SOURCE MATERIAL:
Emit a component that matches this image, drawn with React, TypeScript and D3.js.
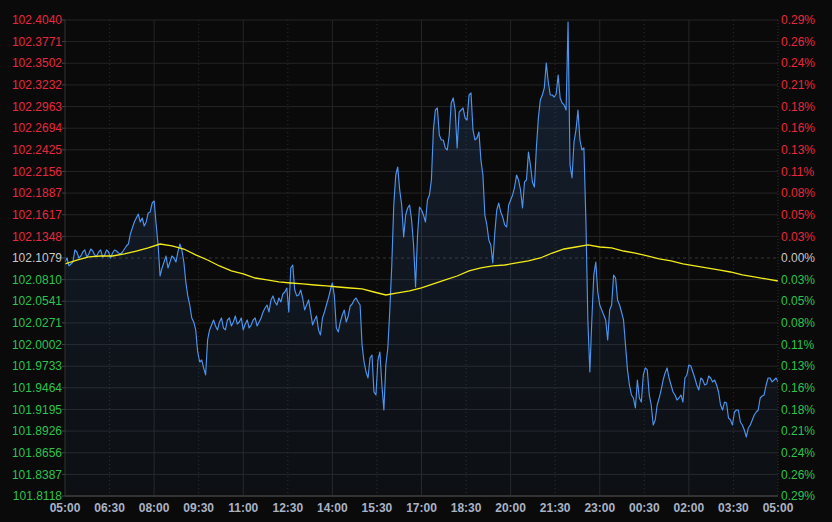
import * as d3 from "d3"

// price axis labels (top to bottom), baseline = previous close
const priceTicks = [
  102.404, 102.3771, 102.3502, 102.3232, 102.2963, 102.2694, 102.2425, 102.2156, 102.1887, 102.1617, 102.1348, 102.1079,
  102.081, 102.0541, 102.0271, 102.0002, 101.9733, 101.9464, 101.9195, 101.8926, 101.8656, 101.8387, 101.8118,
]
const pctTicks = [
  "0.29%", "0.26%", "0.24%", "0.21%", "0.18%", "0.16%", "0.13%", "0.11%", "0.08%", "0.05%", "0.03%", "0.00%",
  "0.03%", "0.05%", "0.08%", "0.11%", "0.13%", "0.16%", "0.18%", "0.21%", "0.24%", "0.26%", "0.29%",
]
const baseline = 102.1079
const timeLabels = [
  "05:00", "06:30", "08:00", "09:30", "11:00", "12:30", "14:00", "15:30", "17:00",
  "18:30", "20:00", "21:30", "23:00", "00:30", "02:00", "03:30", "05:00",
]

// one value every 4 minutes from 05:00
const priceStepMin = 4
const prices = [
  102.1029, 102.1079, 102.098, 102.1004, 102.1029, 102.1179, 102.1154, 102.1079, 102.1104, 102.1154,
  102.1179, 102.1091, 102.1129, 102.1191, 102.1166, 102.1116, 102.1104, 102.1154, 102.1179, 102.1091,
  102.1116, 102.1179, 102.1154, 102.1079, 102.1141, 102.1179, 102.1166, 102.1141, 102.1129, 102.1154,
  102.1191, 102.1228, 102.1253, 102.1378, 102.1452, 102.1527, 102.1577, 102.1626, 102.1527, 102.1577,
  102.1477, 102.1527, 102.1639, 102.1651, 102.1763, 102.1788, 102.1502, 102.1241, 102.0855, 102.0955,
  102.1029, 102.1104, 102.0955, 102.1029, 102.1104, 102.1079, 102.1029, 102.1154, 102.1253, 102.1179,
  102.1029, 102.078, 102.0607, 102.0494, 102.0333, 102.0283, 102.0184, 101.991, 101.9785, 101.981,
  101.9711, 101.9624, 102.0059, 102.0184, 102.0246, 102.0308, 102.0233, 102.0184, 102.0283, 102.0333,
  102.0208, 102.0184, 102.0308, 102.0333, 102.0233, 102.0283, 102.0358, 102.0258, 102.0283, 102.0333,
  102.0184, 102.0258, 102.0308, 102.0208, 102.0246, 102.0308, 102.0333, 102.0233, 102.0283, 102.0333,
  102.0407, 102.0457, 102.0494, 102.0407, 102.0557, 102.0607, 102.0532, 102.0494, 102.0581, 102.0532,
  102.0631, 102.0656, 102.0706, 102.0407, 102.0955, 102.0992, 102.0681, 102.0607, 102.0619, 102.0681,
  102.0581, 102.0432, 102.0494, 102.0557, 102.0407, 102.0246, 102.0308, 102.0358, 102.0184, 102.0121,
  102.0333, 102.0407, 102.0494, 102.0581, 102.0681, 102.0768, 102.0607, 102.0208, 102.0159, 102.0283,
  102.037, 102.0432, 102.0283, 102.0358, 102.0482, 102.0507, 102.0557, 102.0581, 102.0532, 102.0494,
  101.9997, 101.9785, 101.9661, 101.9586, 101.9835, 101.9872, 101.9412, 101.9375, 101.981, 101.991,
  101.9499, 101.9188, 101.9748, 101.996, 102.0432, 102.0992, 102.1738, 102.2112, 102.2211, 102.1925,
  102.1738, 102.134, 102.1614, 102.1701, 102.1738, 102.1552, 102.1241, 102.0718, 102.1365, 102.1714,
  102.1676, 102.1614, 102.1527, 102.1801, 102.1863, 102.2049, 102.2672, 102.292, 102.2945, 102.2609,
  102.2547, 102.2547, 102.2448, 102.2423, 102.2609, 102.3007, 102.307, 102.292, 102.2448, 102.2895,
  102.292, 102.2945, 102.2821, 102.2796, 102.3107, 102.3132, 102.2672, 102.2547, 102.2572, 102.2647,
  102.2298, 102.2112, 102.1614, 102.149, 102.1303, 102.1241, 102.1017, 102.139, 102.1676, 102.1763,
  102.1651, 102.1589, 102.149, 102.1465, 102.1738, 102.1801, 102.1863, 102.1962, 102.2112, 102.2049,
  102.1925, 102.1701, 102.2025, 102.2049, 102.2398, 102.2236, 102.2025, 102.1962, 102.2448, 102.2821,
  102.3045, 102.3107, 102.3194, 102.3505, 102.3269, 102.3107, 102.3107, 102.3082, 102.3119, 102.3356,
  102.307, 102.3007, 102.2983, 102.292, 102.4015, 102.2236, 102.2074, 102.2522, 102.2672, 102.292,
  102.2547, 102.2423, 102.2448, 102.1552, 102.0308, 101.9661, 102.0308, 102.0868, 102.1029, 102.0656,
  102.0494, 102.0432, 102.037, 102.0308, 102.0059, 102.0432, 102.0494, 102.0868, 102.083, 102.0557,
  102.0494, 102.0407, 102.0308, 101.9997, 101.9686, 101.9499, 101.9375, 101.9337, 101.9213, 101.9561,
  101.9337, 101.9287, 101.9624, 101.9711, 101.9686, 101.9375, 101.925, 101.9002, 101.9064, 101.925,
  101.9337, 101.9437, 101.9561, 101.9649, 101.9711, 101.9586, 101.9499, 101.9412, 101.9375, 101.9312,
  101.9337, 101.9375, 101.9287, 101.9586, 101.9624, 101.9748, 101.9736, 101.9661, 101.9586, 101.9499,
  101.9437, 101.9586, 101.9561, 101.9499, 101.9512, 101.9611, 101.9586, 101.9537, 101.9561, 101.9499,
  101.9412, 101.925, 101.9188, 101.9287, 101.9275, 101.9088, 101.9064, 101.9002, 101.9163, 101.9188,
  101.9188, 101.9039, 101.9002, 101.8939, 101.8852, 101.8964, 101.9002, 101.9064, 101.9126, 101.9163,
  101.9188, 101.9337, 101.9362, 101.9375, 101.9499, 101.9586, 101.9586, 101.9537, 101.9561, 101.9586,
  101.9537,
]

// average price, one value every 24 minutes
const avgStepMin = 24
const avgPrices = [
  102.1005, 102.1054, 102.1092, 102.1104, 102.1104, 102.1129, 102.1166, 102.1204, 102.1253, 102.1229,
  102.1191, 102.1117, 102.1054, 102.098, 102.0918, 102.088, 102.083, 102.0806, 102.0781, 102.0768,
  102.0756, 102.0743, 102.0731, 102.0718, 102.0706, 102.0694, 102.0656, 102.0619, 102.0644, 102.0669,
  102.0706, 102.0756, 102.0806, 102.0855, 102.0918, 102.0955, 102.098, 102.0992, 102.1017, 102.1042,
  102.1079, 102.1141, 102.1191, 102.1216, 102.1241, 102.1216, 102.1204, 102.1166, 102.1141, 102.1104,
  102.1067, 102.1042, 102.1005, 102.098, 102.0955, 102.093, 102.0905, 102.0868, 102.0843, 102.0818,
  102.0793,
]

const W = 832
const H = 522
const margin = { top: 20, right: 54, bottom: 26, left: 65 }
const FONT = "Arial, 'Liberation Sans', sans-serif"

export default function App() {
  const innerW = W - margin.left - margin.right
  const innerH = H - margin.top - margin.bottom

  const x = d3.scaleLinear().domain([0, 1440]).range([margin.left, margin.left + innerW])
  const y = d3
    .scaleLinear()
    .domain([priceTicks[priceTicks.length - 1], priceTicks[0]])
    .range([margin.top + innerH, margin.top])

  const line = d3
    .line<number>()
    .x((_, i) => x(i * priceStepMin))
    .y((d) => y(d))
  const area = d3
    .area<number>()
    .x((_, i) => x(i * priceStepMin))
    .y0(margin.top + innerH)
    .y1((d) => y(d))
  const avgLine = d3
    .line<number>()
    .x((_, i) => x(i * avgStepMin))
    .y((d) => y(d))

  const colorFor = (v: number) => (Math.abs(v - baseline) < 1e-6 ? "#c8c8c8" : v > baseline ? "#e8283c" : "#2ec24e")

  return (
    <svg width={W} height={H} style={{ position: "absolute", left: 0, top: 0, display: "block", background: "#0a0a0a" }}>
      <defs>
        <linearGradient id="areaFill" x1="0" y1="0" x2="0" y2="1">
          <stop offset="0%" stopColor="#3d6fb8" stopOpacity={0.22} />
          <stop offset="100%" stopColor="#3d6fb8" stopOpacity={0.05} />
        </linearGradient>
        <clipPath id="plot">
          <rect x={margin.left} y={margin.top} width={innerW} height={innerH} />
        </clipPath>
      </defs>

      {/* horizontal grid */}
      {priceTicks.map((v, i) =>
        v === baseline ? (
          <line key={i} x1={margin.left} x2={margin.left + innerW} y1={y(v)} y2={y(v)} stroke="#363636" strokeDasharray="3,3" />
        ) : (
          <line key={i} x1={margin.left} x2={margin.left + innerW} y1={y(v)} y2={y(v)} stroke="#252525" />
        )
      )}

      {/* vertical grid */}
      {timeLabels.map((_, i) => {
        const xx = x(i * 90)
        if (i === 0 || i === timeLabels.length - 1) return null
        return i % 2 === 0 ? (
          <line key={i} x1={xx} x2={xx} y1={margin.top} y2={margin.top + innerH} stroke="#252525" />
        ) : (
          <line key={i} x1={xx} x2={xx} y1={margin.top} y2={margin.top + innerH} stroke="#2e2e2e" strokeDasharray="1,3" />
        )
      })}

      <g clipPath="url(#plot)">
        <path d={area(prices) ?? ""} fill="url(#areaFill)" />
        <path d={line(prices) ?? ""} fill="none" stroke="#4d94ee" strokeWidth={1.15} strokeLinejoin="round" />
        <path d={avgLine(avgPrices) ?? ""} fill="none" stroke="#f2ea1a" strokeWidth={1.3} />
      </g>

      {/* axis lines */}
      <line x1={margin.left} x2={margin.left} y1={margin.top} y2={margin.top + innerH} stroke="#333" />
      <line x1={margin.left + innerW} x2={margin.left + innerW} y1={margin.top} y2={margin.top + innerH} stroke="#333" strokeDasharray="1,2" />
      <line x1={margin.left} x2={margin.left + innerW} y1={margin.top + innerH} y2={margin.top + innerH} stroke="#333" strokeWidth={2} />

      {/* left labels */}
      {priceTicks.map((v, i) => (
        <g key={i}>
          <line x1={margin.left - 3} x2={margin.left} y1={y(v)} y2={y(v)} stroke="#444" />
          <text x={margin.left - 3} y={y(v)} dy="0.35em" textAnchor="end" fill={colorFor(v)} fontFamily={FONT} fontSize={12}>
            {v.toFixed(4)}
          </text>
        </g>
      ))}

      {/* right labels */}
      {pctTicks.map((t, i) => (
        <text
          key={i}
          x={margin.left + innerW + 3}
          y={y(priceTicks[i])}
          dy="0.35em"
          textAnchor="start"
          fill={colorFor(priceTicks[i])}
          fontFamily={FONT}
          fontSize={12}
        >
          {t}
        </text>
      ))}

      {/* time labels */}
      {timeLabels.map((t, i) => (
        <text
          key={i}
          x={x(i * 90)}
          y={margin.top + innerH + 16}
          textAnchor="middle"
          fill="#a9b3c6"
          fontFamily={FONT}
          fontSize={12}
          fontWeight="bold"
        >
          {t}
        </text>
      ))}
    </svg>
  )
}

DESCRIPTION OF THE TASK:
Pictures stay out. Print the data exactly, from its first line through the line containing "import * as".

SOLUTION TO THIS PROBLEM:
Emit a component that matches this image, drawn with React, TypeScript and D3.js.
import * as d3 from "d3"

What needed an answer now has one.